-- Start of Working data --
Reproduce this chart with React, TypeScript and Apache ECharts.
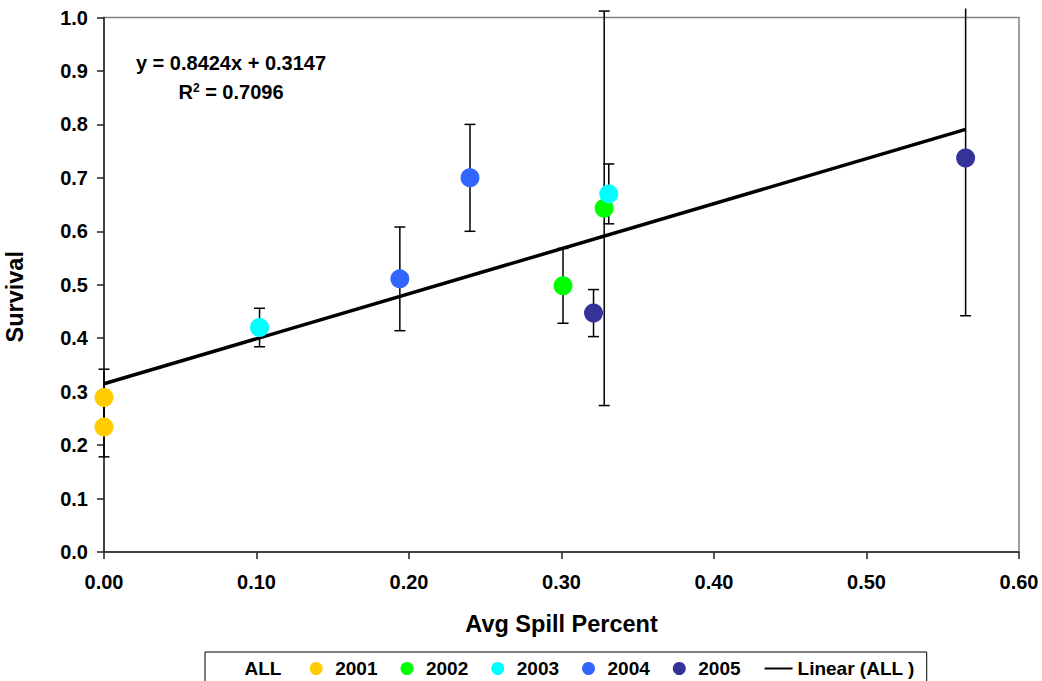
import React, { useEffect, useRef } from "react";
import * as echarts from "echarts";

const FONT = "'Liberation Sans', Arial, sans-serif";

const years = ["2001", "2002", "2003", "2004", "2005"];
const yearColors = ["#FFCC00", "#00FF00", "#00FFFF", "#3366FF", "#333399"];

const x2001 = [0.0, 0.0];
const y2001 = [0.289, 0.234];
const e2001 = [0.053, 0.056];

const x2002 = [0.301, 0.328];
const y2002 = [0.498, 0.643];
const e2002 = [0.07, 0.369];

const x2003 = [0.102, 0.331];
const y2003 = [0.42, 0.67];
const e2003 = [0.036, 0.056];

const x2004 = [0.194, 0.24];
const y2004 = [0.511, 0.7];
const e2004 = [0.097, 0.1];

const x2005 = [0.321, 0.565];
const y2005 = [0.447, 0.737];
const e2005 = [0.044, 0.295];

const slope = 0.8424;
const intercept = 0.3147;
const rSquared = 0.7096;
const trendX = [0.0, 0.565];

const errorClipMax = 1.017;

const xs = [x2001, x2002, x2003, x2004, x2005];
const ys = [y2001, y2002, y2003, y2004, y2005];
const es = [e2001, e2002, e2003, e2004, e2005];

export default function App() {
  const ref = useRef<HTMLDivElement>(null);

  useEffect(() => {
    if (!ref.current) return;
    const chart = echarts.init(ref.current, null, { renderer: "svg" });

    const errData: number[][] = [];
    xs.forEach((arr, i) =>
      arr.forEach((x, j) => errData.push([x, ys[i][j], es[i][j]]))
    );
    const allData: number[][] = [];
    xs.forEach((arr, i) => arr.forEach((x, j) => allData.push([x, ys[i][j]])));

    const labelStyle = {
      color: "#000",
      fontFamily: FONT,
      fontWeight: "bold" as const,
      fontSize: 20,
    };

    const series: any[] = [
      {
        type: "custom",
        name: "errbars",
        data: errData,
        clip: false,
        z: 2,
        renderItem: (params: any, api: any) => {
          const x = api.value(0);
          const y = api.value(1);
          const e = api.value(2);
          const hi = Math.min(y + e, errorClipMax);
          const lo = y - e;
          const pHi = api.coord([x, hi]);
          const pLo = api.coord([x, lo]);
          const cw = 5.5;
          const children: any[] = [
            {
              type: "line",
              shape: { x1: pHi[0], y1: pHi[1], x2: pLo[0], y2: pLo[1] },
              style: { stroke: "#000", lineWidth: 1.5 },
            },
            {
              type: "line",
              shape: { x1: pLo[0] - cw, y1: pLo[1], x2: pLo[0] + cw, y2: pLo[1] },
              style: { stroke: "#000", lineWidth: 1.5 },
            },
          ];
          if (y + e <= errorClipMax) {
            children.push({
              type: "line",
              shape: { x1: pHi[0] - cw, y1: pHi[1], x2: pHi[0] + cw, y2: pHi[1] },
              style: { stroke: "#000", lineWidth: 1.5 },
            });
          }
          return { type: "group", children };
        },
      },
      {
        type: "scatter",
        name: "ALL ",
        data: allData,
        symbolSize: 0,
        itemStyle: { opacity: 0 },
        clip: false,
        silent: true,
      },
      {
        type: "line",
        name: "Linear (ALL )",
        data: trendX.map((x) => [x, slope * x + intercept]),
        symbol: "none",
        showSymbol: false,
        lineStyle: { color: "#000", width: 3.5 },
        itemStyle: { color: "#000" },
        z: 3,
      },
    ];

    years.forEach((yr, i) => {
      series.push({
        type: "scatter",
        name: yr,
        data: xs[i].map((x, j) => [x, ys[i][j]]),
        symbol: "circle",
        symbolSize: 19,
        itemStyle: { color: yearColors[i], opacity: 1 },
        clip: false,
        z: 4,
      });
    });

    chart.setOption({
      animation: false,
      backgroundColor: "#fff",
      grid: {
        left: 104,
        right: 23,
        top: 17.5,
        bottom: 129,
        show: true,
        borderColor: "#808080",
        borderWidth: 1.5,
        backgroundColor: "transparent",
        outerBoundsMode: "none",
        containLabel: false,
      },
      xAxis: {
        type: "value",
        min: 0,
        max: 0.6,
        interval: 0.1,
        name: "Avg Spill Percent",
        nameLocation: "middle",
        nameGap: 60,
        nameTextStyle: { ...labelStyle, fontSize: 23.5 },
        axisLine: { show: true, onZero: false, lineStyle: { color: "#222", width: 1.5 } },
        axisTick: { show: true, inside: false, length: 7, lineStyle: { color: "#222", width: 1.5 } },
        axisLabel: {
          ...labelStyle,
          margin: 20,
          formatter: (v: number) => v.toFixed(2),
        },
        splitLine: { show: false },
      },
      yAxis: {
        type: "value",
        min: 0,
        max: 1,
        interval: 0.1,
        name: "Survival",
        nameLocation: "middle",
        nameGap: 77,
        nameTextStyle: { ...labelStyle, fontSize: 23.5, padding: [0, 24, 0, 0] },
        axisLine: { show: true, onZero: false, lineStyle: { color: "#222", width: 1.5 } },
        axisTick: { show: true, inside: false, length: 7, lineStyle: { color: "#222", width: 1.5 } },
        axisLabel: {
          ...labelStyle,
          margin: 16,
          formatter: (v: number) => v.toFixed(1),
        },
        splitLine: { show: false },
      },
      legend: {
        left: 205,
        top: 652,
        orient: "horizontal",
        padding: [7, 12, 12, 14],
        itemGap: 23,
        itemWidth: 28,
        itemHeight: 13,
        borderColor: "#000",
        borderWidth: 1,
        borderRadius: 0,
        backgroundColor: "#fff",
        selectedMode: false,
        textStyle: { ...labelStyle, fontSize: 19 },
        data: [
          { name: "ALL ", itemStyle: { opacity: 0 } },
          ...years.map((y) => ({ name: y, icon: "circle" })),
          { name: "Linear (ALL )", itemStyle: { opacity: 0 } },
        ],
      },
      graphic: [
        {
          type: "text",
          x: 231,
          y: 63,
          style: {
            text: `y = ${slope.toFixed(4)}x + ${intercept.toFixed(4)}`,
            fill: "#000",
            font: `bold 20px ${FONT}`,
            textAlign: "center",
            textVerticalAlign: "middle",
          },
        },
        {
          type: "text",
          x: 231,
          y: 92,
          style: {
            text: `{a|R}{s|2}{a| = ${rSquared.toFixed(4)}}`,
            textAlign: "center",
            textVerticalAlign: "middle",
            rich: {
              a: { fontFamily: FONT, fontWeight: "bold", fontSize: 20, fill: "#000", color: "#000" },
              s: {
                fontFamily: FONT,
                fontWeight: "bold",
                fontSize: 12,
                fill: "#000",
                color: "#000",
                verticalAlign: "top",
                padding: [0, 0, 8, 0],
              },
            },
          },
        },
      ],
      series,
    });

    return () => chart.dispose();
  }, []);

  return (
    <div
      ref={ref}
      style={{ position: "fixed", left: 0, top: 0, width: 1042, height: 681 }}
    />
  );
}
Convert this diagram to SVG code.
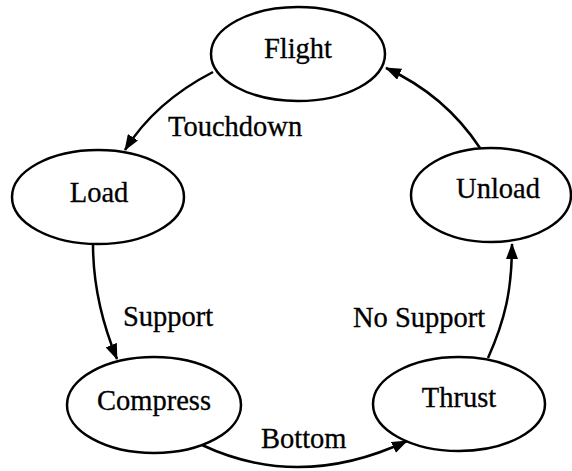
-- End of Working data --
**Instructions to follow:**
Quote the entries in full. Any image among them is to be omitted from the copy.

**Exercise solution:**
Reproduce this chart with React, TypeScript and Apache ECharts.
import React, { useEffect, useRef } from "react";
import * as echarts from "echarts";

const FONT = "'Liberation Sans', Arial, sans-serif";

const years = ["2001", "2002", "2003", "2004", "2005"];
const yearColors = ["#FFCC00", "#00FF00", "#00FFFF", "#3366FF", "#333399"];

const x2001 = [0.0, 0.0];
const y2001 = [0.289, 0.234];
const e2001 = [0.053, 0.056];

const x2002 = [0.301, 0.328];
const y2002 = [0.498, 0.643];
const e2002 = [0.07, 0.369];

const x2003 = [0.102, 0.331];
const y2003 = [0.42, 0.67];
const e2003 = [0.036, 0.056];

const x2004 = [0.194, 0.24];
const y2004 = [0.511, 0.7];
const e2004 = [0.097, 0.1];

const x2005 = [0.321, 0.565];
const y2005 = [0.447, 0.737];
const e2005 = [0.044, 0.295];

const slope = 0.8424;
const intercept = 0.3147;
const rSquared = 0.7096;
const trendX = [0.0, 0.565];

const errorClipMax = 1.017;

const xs = [x2001, x2002, x2003, x2004, x2005];
const ys = [y2001, y2002, y2003, y2004, y2005];
const es = [e2001, e2002, e2003, e2004, e2005];

export default function App() {
  const ref = useRef<HTMLDivElement>(null);

  useEffect(() => {
    if (!ref.current) return;
    const chart = echarts.init(ref.current, null, { renderer: "svg" });

    const errData: number[][] = [];
    xs.forEach((arr, i) =>
      arr.forEach((x, j) => errData.push([x, ys[i][j], es[i][j]]))
    );
    const allData: number[][] = [];
    xs.forEach((arr, i) => arr.forEach((x, j) => allData.push([x, ys[i][j]])));

    const labelStyle = {
      color: "#000",
      fontFamily: FONT,
      fontWeight: "bold" as const,
      fontSize: 20,
    };

    const series: any[] = [
      {
        type: "custom",
        name: "errbars",
        data: errData,
        clip: false,
        z: 2,
        renderItem: (params: any, api: any) => {
          const x = api.value(0);
          const y = api.value(1);
          const e = api.value(2);
          const hi = Math.min(y + e, errorClipMax);
          const lo = y - e;
          const pHi = api.coord([x, hi]);
          const pLo = api.coord([x, lo]);
          const cw = 5.5;
          const children: any[] = [
            {
              type: "line",
              shape: { x1: pHi[0], y1: pHi[1], x2: pLo[0], y2: pLo[1] },
              style: { stroke: "#000", lineWidth: 1.5 },
            },
            {
              type: "line",
              shape: { x1: pLo[0] - cw, y1: pLo[1], x2: pLo[0] + cw, y2: pLo[1] },
              style: { stroke: "#000", lineWidth: 1.5 },
            },
          ];
          if (y + e <= errorClipMax) {
            children.push({
              type: "line",
              shape: { x1: pHi[0] - cw, y1: pHi[1], x2: pHi[0] + cw, y2: pHi[1] },
              style: { stroke: "#000", lineWidth: 1.5 },
            });
          }
          return { type: "group", children };
        },
      },
      {
        type: "scatter",
        name: "ALL ",
        data: allData,
        symbolSize: 0,
        itemStyle: { opacity: 0 },
        clip: false,
        silent: true,
      },
      {
        type: "line",
        name: "Linear (ALL )",
        data: trendX.map((x) => [x, slope * x + intercept]),
        symbol: "none",
        showSymbol: false,
        lineStyle: { color: "#000", width: 3.5 },
        itemStyle: { color: "#000" },
        z: 3,
      },
    ];

    years.forEach((yr, i) => {
      series.push({
        type: "scatter",
        name: yr,
        data: xs[i].map((x, j) => [x, ys[i][j]]),
        symbol: "circle",
        symbolSize: 19,
        itemStyle: { color: yearColors[i], opacity: 1 },
        clip: false,
        z: 4,
      });
    });

    chart.setOption({
      animation: false,
      backgroundColor: "#fff",
      grid: {
        left: 104,
        right: 23,
        top: 17.5,
        bottom: 129,
        show: true,
        borderColor: "#808080",
        borderWidth: 1.5,
        backgroundColor: "transparent",
        outerBoundsMode: "none",
        containLabel: false,
      },
      xAxis: {
        type: "value",
        min: 0,
        max: 0.6,
        interval: 0.1,
        name: "Avg Spill Percent",
        nameLocation: "middle",
        nameGap: 60,
        nameTextStyle: { ...labelStyle, fontSize: 23.5 },
        axisLine: { show: true, onZero: false, lineStyle: { color: "#222", width: 1.5 } },
        axisTick: { show: true, inside: false, length: 7, lineStyle: { color: "#222", width: 1.5 } },
        axisLabel: {
          ...labelStyle,
          margin: 20,
          formatter: (v: number) => v.toFixed(2),
        },
        splitLine: { show: false },
      },
      yAxis: {
        type: "value",
        min: 0,
        max: 1,
        interval: 0.1,
        name: "Survival",
        nameLocation: "middle",
        nameGap: 77,
        nameTextStyle: { ...labelStyle, fontSize: 23.5, padding: [0, 24, 0, 0] },
        axisLine: { show: true, onZero: false, lineStyle: { color: "#222", width: 1.5 } },
        axisTick: { show: true, inside: false, length: 7, lineStyle: { color: "#222", width: 1.5 } },
        axisLabel: {
          ...labelStyle,
          margin: 16,
          formatter: (v: number) => v.toFixed(1),
        },
        splitLine: { show: false },
      },
      legend: {
        left: 205,
        top: 652,
        orient: "horizontal",
        padding: [7, 12, 12, 14],
        itemGap: 23,
        itemWidth: 28,
        itemHeight: 13,
        borderColor: "#000",
        borderWidth: 1,
        borderRadius: 0,
        backgroundColor: "#fff",
        selectedMode: false,
        textStyle: { ...labelStyle, fontSize: 19 },
        data: [
          { name: "ALL ", itemStyle: { opacity: 0 } },
          ...years.map((y) => ({ name: y, icon: "circle" })),
          { name: "Linear (ALL )", itemStyle: { opacity: 0 } },
        ],
      },
      graphic: [
        {
          type: "text",
          x: 231,
          y: 63,
          style: {
            text: `y = ${slope.toFixed(4)}x + ${intercept.toFixed(4)}`,
            fill: "#000",
            font: `bold 20px ${FONT}`,
            textAlign: "center",
            textVerticalAlign: "middle",
          },
        },
        {
          type: "text",
          x: 231,
          y: 92,
          style: {
            text: `{a|R}{s|2}{a| = ${rSquared.toFixed(4)}}`,
            textAlign: "center",
            textVerticalAlign: "middle",
            rich: {
              a: { fontFamily: FONT, fontWeight: "bold", fontSize: 20, fill: "#000", color: "#000" },
              s: {
                fontFamily: FONT,
                fontWeight: "bold",
                fontSize: 12,
                fill: "#000",
                color: "#000",
                verticalAlign: "top",
                padding: [0, 0, 8, 0],
              },
            },
          },
        },
      ],
      series,
    });

    return () => chart.dispose();
  }, []);

  return (
    <div
      ref={ref}
      style={{ position: "fixed", left: 0, top: 0, width: 1042, height: 681 }}
    />
  );
}
Convert this diagram to SVG code.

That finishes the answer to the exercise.